I am no expert on these issues.  I know we are a nation of immigrants.  My husband figures his Swedish grandfather who jumped ship in San Francisco and became a farmer outside Seattle never got any papers.  We have become too much of a nation of us and them, when we all were them at one point.

I know we are in a recession, but illegal immigrants are only 5% of the labor force, and they take jobs most Americans don’t want to do.  I know we can’t really address immigration questions without reconfiguring our whole system of capitalism and our tragic history of racism.  I am an admirer of the work of Rabbi Michael Lerner of Tikkun Magazine and the Network of Spiritual Progressives.  He writes in the May/June issue of Tikkun:

In my view, every country in the world uses oppressive and sometimes violent means to keep out those whom it does not want, and those wants are almost always based on both capitalist economic rationales (“there is not enough to go around, so don’t let others share it”) and racist feelings toward others (“they don’t deserve what we deserve because they are less valuable or less truly human that we are”). That's no justification for any given country doing so.

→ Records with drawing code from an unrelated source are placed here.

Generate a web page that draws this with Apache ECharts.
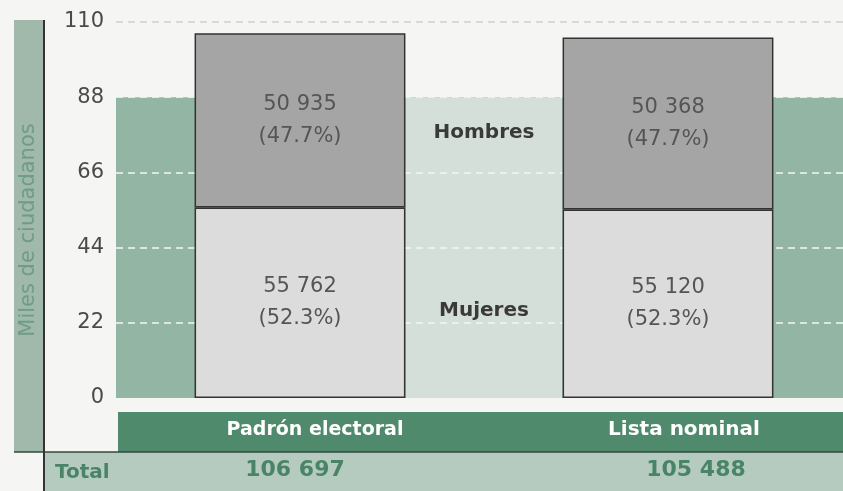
<!DOCTYPE html>
<html><head><meta charset="utf-8">
<script src="https://cdn.jsdelivr.net/npm/echarts@6/dist/echarts.min.js"></script>
<style>html,body{margin:0;padding:0;background:#f5f5f3}#c{width:843px;height:491px}</style>
</head><body><div id="c"></div>
<script>
// ---- data ----
const categories = ['Padrón electoral', 'Lista nominal'];
const mujeres = [55.762, 55.120];      // miles de ciudadanos
const hombres = [50.935, 50.368];
const mujeresPct = [52.3, 52.3];
const hombresPct = [47.7, 47.7];
const seriesNames = ['Mujeres', 'Hombres'];
const totalLabel = 'Total';
const axisTitle = 'Miles de ciudadanos';
const yTicks = [0, 22, 44, 66, 88, 110];
const bandTop = 88;

// ---- helpers ----
const FONT = '"DejaVu Sans", sans-serif';
function fmt(v) {
  return Math.round(v * 1000).toString().replace(/\B(?=(\d{3})+(?!\d))/g, ' ');
}
const totals = categories.map((c, i) => fmt(mujeres[i] + hombres[i]));

const chart = echarts.init(document.getElementById('c'), null, {renderer: 'canvas'});
const BAR_RATIO = 0.573;

function barLabel(pcts) {
  return {
    show: true, position: 'inside', color: '#555', fontFamily: FONT, fontSize: 21,
    lineHeight: 32,
    formatter: p => fmt(p.value) + '\n(' + pcts[p.dataIndex].toFixed(1) + '%)'
  };
}

const option = {
  backgroundColor: '#f5f5f3',
  animation: false,
  grid: {left: 116, right: -9, top: 22, bottom: 93, outerBoundsMode: 'none', containLabel: false},
  xAxis: {
    type: 'category', data: categories, z: 2,
    axisLine: {show: false}, axisTick: {show: false},
    axisLabel: {
      margin: 14, interval: 0,
      formatter: (v, i) => '{c' + i + '|' + v + '}\n{t' + i + '|' + totals[i] + '}',
      rich: {
        c0: {color: '#fff', fontFamily: FONT, fontSize: 19, fontWeight: 'bold', lineHeight: 36, padding: [0, 0, 0, 30]},
        c1: {color: '#fff', fontFamily: FONT, fontSize: 20, fontWeight: 'bold', lineHeight: 36, padding: [0, 0, 0, 32]},
        t0: {color: '#4a8466', fontFamily: FONT, fontSize: 22, fontWeight: 'bold', lineHeight: 44, padding: [0, 10, 0, 0]},
        t1: {color: '#4a8466', fontFamily: FONT, fontSize: 22, fontWeight: 'bold', lineHeight: 44, padding: [0, 0, 0, 56]}
      }
    }
  },
  yAxis: {
    type: 'value', min: yTicks[0], max: yTicks[yTicks.length - 1], interval: yTicks[1] - yTicks[0], z: 2,
    axisLine: {show: false}, axisTick: {show: false},
    axisLabel: {color: '#4a4a4a', fontFamily: FONT, fontSize: 21, margin: 12},
    splitLine: {
      show: true,
      lineStyle: {
        color: ['rgba(0,0,0,0)', '#f4f6f4', '#f4f6f4', '#f4f6f4', '#f4f6f4', '#cfcfcf'],
        type: [7, 5], width: 1.5
      }
    }
  },
  series: [
    {
      name: seriesNames[0], type: 'bar', stack: 'total', barWidth: (BAR_RATIO * 100) + '%', z: 3,
      data: mujeres,
      itemStyle: {color: '#dcdcdc', borderColor: '#333', borderWidth: 1.5},
      label: barLabel(mujeresPct),
      markArea: {
        silent: true,
        itemStyle: {color: '#93b5a3', opacity: 1},
        data: [[{yAxis: 0}, {yAxis: bandTop}]]
      }
    },
    {
      name: seriesNames[1], type: 'bar', stack: 'total', barWidth: (BAR_RATIO * 100) + '%', z: 3,
      data: hombres,
      itemStyle: {color: '#a5a5a5', borderColor: '#333', borderWidth: 1.5},
      label: barLabel(hombresPct)
    }
  ]
};
chart.setOption(option);

// ---- decorations positioned from the library's scales ----
const c0 = chart.convertToPixel({xAxisIndex: 0}, 0);
const c1 = chart.convertToPixel({xAxisIndex: 0}, 1);
const bw = (c1 - c0) * BAR_RATIO;
const y0 = chart.convertToPixel({yAxisIndex: 0}, 0);
const yBand = chart.convertToPixel({yAxisIndex: 0}, bandTop);
const yTop = chart.convertToPixel({yAxisIndex: 0}, yTicks[yTicks.length - 1]);
const gridLeft = c0 - (c1 - c0) / 2;
const W = 843, H = 491;
const midX = (c0 + c1) / 2;
const yHom = chart.convertToPixel({yAxisIndex: 0}, mujeres[0] + hombres[0] / 2) + 12;
const yMuj = chart.convertToPixel({yAxisIndex: 0}, mujeres[0] / 2) + 8;
const catTop = y0 + 14, catBottom = y0 + 54;

chart.setOption({
  graphic: [
    // pale centre column between the bars
    {type: 'rect', z: 1.5, silent: true,
      shape: {x: c0 + bw / 2, y: yBand, width: (c1 - c0) - bw, height: y0 - yBand},
      style: {fill: '#d3dfd8'}},
    // left title strip
    {type: 'rect', z: 0, silent: true, shape: {x: 14, y: yTop - 2, width: 30, height: catBottom - yTop + 2},
      style: {fill: '#a0b9ab'}},
    {type: 'text', z: 1, silent: true, x: 29, y: 230, rotation: Math.PI / 2,
      style: {text: axisTitle, fill: '#6e9c84', font: '21px ' + FONT, align: 'center', verticalAlign: 'middle'}},
    // category band
    {type: 'rect', z: 0, silent: true, shape: {x: gridLeft + 2, y: catTop, width: W - gridLeft, height: catBottom - catTop},
      style: {fill: '#4f8a6c'}},
    // total row
    {type: 'rect', z: 0, silent: true, shape: {x: 44, y: catBottom, width: W - 44, height: H - catBottom},
      style: {fill: '#b6cbbf'}},
    {type: 'text', z: 1, silent: true, x: 55, y: (catBottom + H) / 2 + 1,
      style: {text: totalLabel, fill: '#4a8466', font: 'bold 20px ' + FONT, align: 'left', verticalAlign: 'middle'}},
    // frame lines
    {type: 'line', z: 1, silent: true, shape: {x1: 14, y1: catBottom, x2: W, y2: catBottom},
      style: {stroke: '#34473c', lineWidth: 1.5}},
    {type: 'line', z: 1, silent: true, shape: {x1: 44, y1: yTop - 2, x2: 44, y2: H},
      style: {stroke: '#333', lineWidth: 2}},
    // series names between the bars
    {type: 'text', z: 4, silent: true, x: midX, y: yHom,
      style: {text: seriesNames[1], fill: '#3a3a3a', font: 'bold 20px ' + FONT, align: 'center', verticalAlign: 'middle'}},
    {type: 'text', z: 4, silent: true, x: midX, y: yMuj,
      style: {text: seriesNames[0], fill: '#3a3a3a', font: 'bold 20px ' + FONT, align: 'center', verticalAlign: 'middle'}}
  ]
});
</script>
</body></html>
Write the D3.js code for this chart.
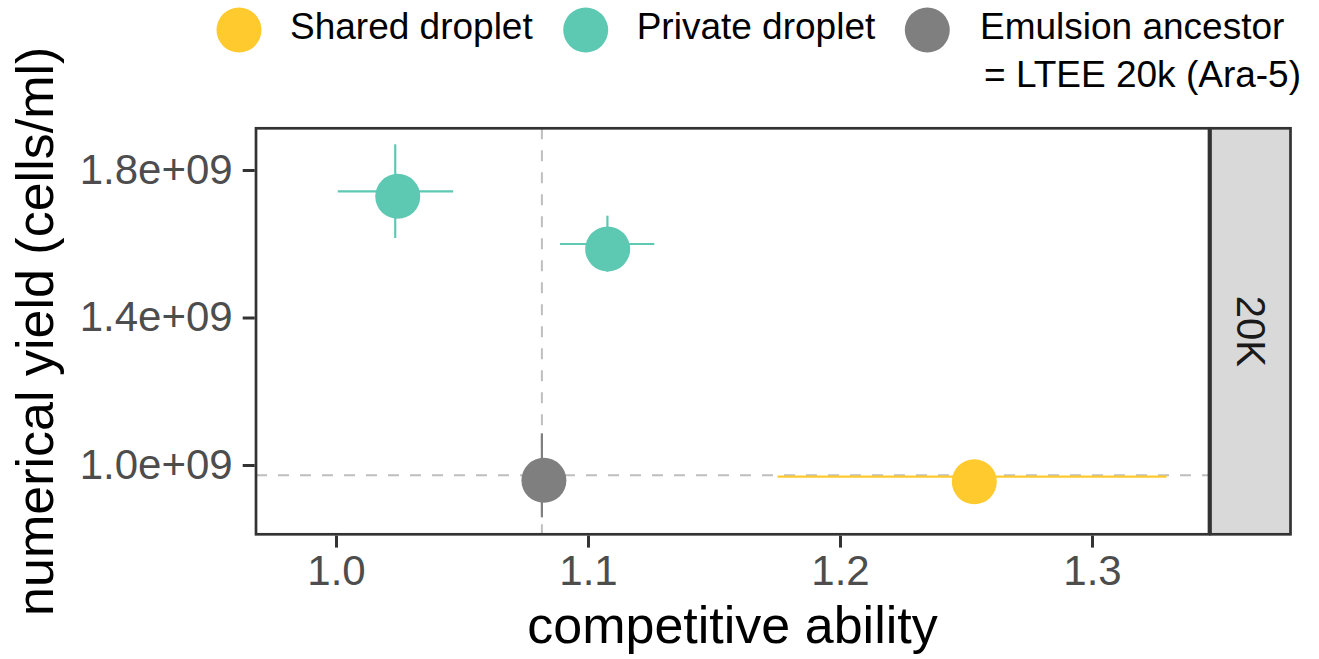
<!DOCTYPE html>
<html>
<head>
<meta charset="utf-8">
<script src="https://cdn.jsdelivr.net/npm/d3@7"></script>
<style>
  html, body { margin: 0; padding: 0; background: #fff; }
  svg { display: block; font-family: "Liberation Sans", Arial, Helvetica, sans-serif; }
</style>
</head>
<body>
<svg id="chart" width="1319" height="659"></svg>
<script>
// ---- data ----
const groups   = ["Shared droplet", "Private droplet", "Private droplet", "Emulsion ancestor"];
const pointX   = [1.2533, 1.0245, 1.1078, 1.0825];            // competitive ability
const pointY   = [0.9547e9, 1.7287e9, 1.5858e9, 0.9585e9];    // numerical yield
const xLow     = [1.1752, 1.0007, 1.0889, null];
const xHigh    = [1.3296, 1.0465, 1.1263, null];
const xBarY    = [0.9683e9, 1.7422e9, 1.5993e9, null];
const yLow     = [null, 1.6156e9, 1.5242e9, 0.8582e9];
const yHigh    = [null, 1.8697e9, 1.6761e9, 1.0860e9];
const yBarX    = [null, 1.0235, 1.1077, 1.0817];
const refX     = 1.0817;     // ancestor competitive ability
const refY     = 0.972e9;    // ancestor yield
const xTicks   = [1.0, 1.1, 1.2, 1.3];
const xTickLabels = ["1.0", "1.1", "1.2", "1.3"];
const yTicks   = [1.0e9, 1.4e9, 1.8e9];
const yTickLabels = ["1.0e+09", "1.4e+09", "1.8e+09"];
const legendLabels = ["Shared droplet", "Private droplet", "Emulsion ancestor"];
const legendLine2  = "= LTEE 20k (Ara-5)";
const colors   = ["#FFCA2E", "#5DC9B3", "#7F7F7F"];
const stripLabel = "20K";
const xTitle = "competitive ability";
const yTitle = "numerical yield (cells/ml)";

// ---- layout ----
const panel = { left: 256, right: 1209, top: 128.3, bottom: 534.3 };
const strip = { left: 1210.5, right: 1290.5 };

const svg = d3.select("#chart");
const color = d3.scaleOrdinal().domain(legendLabels).range(colors);
const x = d3.scaleLinear().domain([0.96825, 1.34643]).range([panel.left, panel.right]);
const y = d3.scaleLinear().domain([0.8121e9, 1.9131e9]).range([panel.bottom, panel.top]);

// panel background
svg.append("rect")
  .attr("x", panel.left).attr("y", panel.top)
  .attr("width", panel.right - panel.left).attr("height", panel.bottom - panel.top)
  .attr("fill", "#fff");

// reference lines
svg.append("line")
  .attr("x1", panel.left).attr("x2", panel.right)
  .attr("y1", y(refY)).attr("y2", y(refY))
  .attr("stroke", "#BEBEBE").attr("stroke-width", 2).attr("stroke-dasharray", "11,11");
svg.append("line")
  .attr("x1", x(refX)).attr("x2", x(refX))
  .attr("y1", panel.top).attr("y2", panel.bottom)
  .attr("stroke", "#BEBEBE").attr("stroke-width", 2).attr("stroke-dasharray", "11,11");

const idx = d3.range(pointX.length);

// horizontal error bars
svg.append("g").selectAll("line")
  .data(idx.filter(i => xLow[i] !== null))
  .join("line")
  .attr("x1", i => x(xLow[i])).attr("x2", i => x(xHigh[i]))
  .attr("y1", i => y(xBarY[i])).attr("y2", i => y(xBarY[i]))
  .attr("stroke", i => color(groups[i])).attr("stroke-width", 2.2);

// vertical error bars
svg.append("g").selectAll("line")
  .data(idx.filter(i => yLow[i] !== null))
  .join("line")
  .attr("x1", i => x(yBarX[i])).attr("x2", i => x(yBarX[i]))
  .attr("y1", i => y(yLow[i])).attr("y2", i => y(yHigh[i]))
  .attr("stroke", i => color(groups[i])).attr("stroke-width", 2.2);

// points
svg.append("g").selectAll("circle")
  .data(idx)
  .join("circle")
  .attr("cx", i => x(pointX[i])).attr("cy", i => y(pointY[i]))
  .attr("r", 22.5)
  .attr("fill", i => color(groups[i]));

// panel border
svg.append("rect")
  .attr("x", panel.left).attr("y", panel.top)
  .attr("width", panel.right - panel.left).attr("height", panel.bottom - panel.top)
  .attr("fill", "none").attr("stroke", "#333333").attr("stroke-width", 2.7);

// strip
svg.append("rect")
  .attr("x", strip.left).attr("y", panel.top)
  .attr("width", strip.right - strip.left).attr("height", panel.bottom - panel.top)
  .attr("fill", "#D9D9D9").attr("stroke", "#333333").attr("stroke-width", 2.7);
svg.append("text")
  .attr("transform", `translate(${(strip.left + strip.right) / 2},${(panel.top + panel.bottom) / 2}) rotate(90)`)
  .attr("text-anchor", "middle").attr("dominant-baseline", "central")
  .attr("font-size", 40).attr("fill", "#1A1A1A")
  .text(stripLabel);

// x axis
const xAxis = d3.axisBottom(x).tickValues(xTicks)
  .tickFormat((d, i) => xTickLabels[i]).tickSize(12).tickPadding(8);
const gx = svg.append("g").attr("transform", `translate(0,${panel.bottom + 1.3})`).call(xAxis);
gx.select(".domain").remove();
gx.selectAll(".tick line").attr("stroke", "#333333").attr("stroke-width", 3);
gx.selectAll(".tick text").attr("font-size", 42).attr("fill", "#4D4D4D")
  .attr("font-family", "'Liberation Sans', Arial, Helvetica, sans-serif");

// y axis
const yAxis = d3.axisLeft(y).tickValues(yTicks)
  .tickFormat((d, i) => yTickLabels[i]).tickSize(12).tickPadding(10);
const gy = svg.append("g").attr("transform", `translate(${panel.left - 1.3},0)`).call(yAxis);
gy.select(".domain").remove();
gy.selectAll(".tick line").attr("stroke", "#333333").attr("stroke-width", 3);
gy.selectAll(".tick text").attr("font-size", 42).attr("fill", "#4D4D4D")
  .attr("font-family", "'Liberation Sans', Arial, Helvetica, sans-serif");

// axis titles
svg.append("text")
  .attr("x", (panel.left + panel.right) / 2).attr("y", 643)
  .attr("text-anchor", "middle").attr("font-size", 52).attr("fill", "#000")
  .text(xTitle);
svg.append("text")
  .attr("transform", `translate(53,${(panel.top + panel.bottom) / 2}) rotate(-90)`)
  .attr("text-anchor", "middle").attr("font-size", 52).attr("fill", "#000")
  .text(yTitle);

// legend
const legendCX = [239, 585.7, 927.3];
const legendTX = [290, 636.7, 980];
const lg = svg.append("g");
legendLabels.forEach((lab, i) => {
  lg.append("circle").attr("cx", legendCX[i]).attr("cy", 30).attr("r", 22.5).attr("fill", color(lab));
  lg.append("text").attr("x", legendTX[i]).attr("y", 38.5)
    .attr("font-size", 37).attr("fill", "#000").text(lab);
});
lg.append("text").attr("x", 984).attr("y", 86.5)
  .attr("font-size", 37).attr("fill", "#000").text(legendLine2);
</script>
</body>
</html>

Members of my own denomination, the United Church of Christ, and the Unitarian Universalist Association are this week protesting the very strict (and racist) anti-immigrant bill in the state of Arizona that allowed detention if a suspect only looked illegal; the US Supreme Court will rule next week on its constitutionality.  Like many Christians, and the Jewish Lerner, they draw on the Biblical heritage of honoring the stranger and alien in our midst, the equal value of all humans, and the belief that land is owned by God, not humans.

It’s a long hot summer ahead at US border crossings and the desert stretches of illegal entry.  Obama was only able to defer for two years the deportation of that small portion of the 11.5 million illegals.  What if, as Langston Hughes says, the dream deferred doesn’t dry up, like a raisin in the sun, but instead, explodes?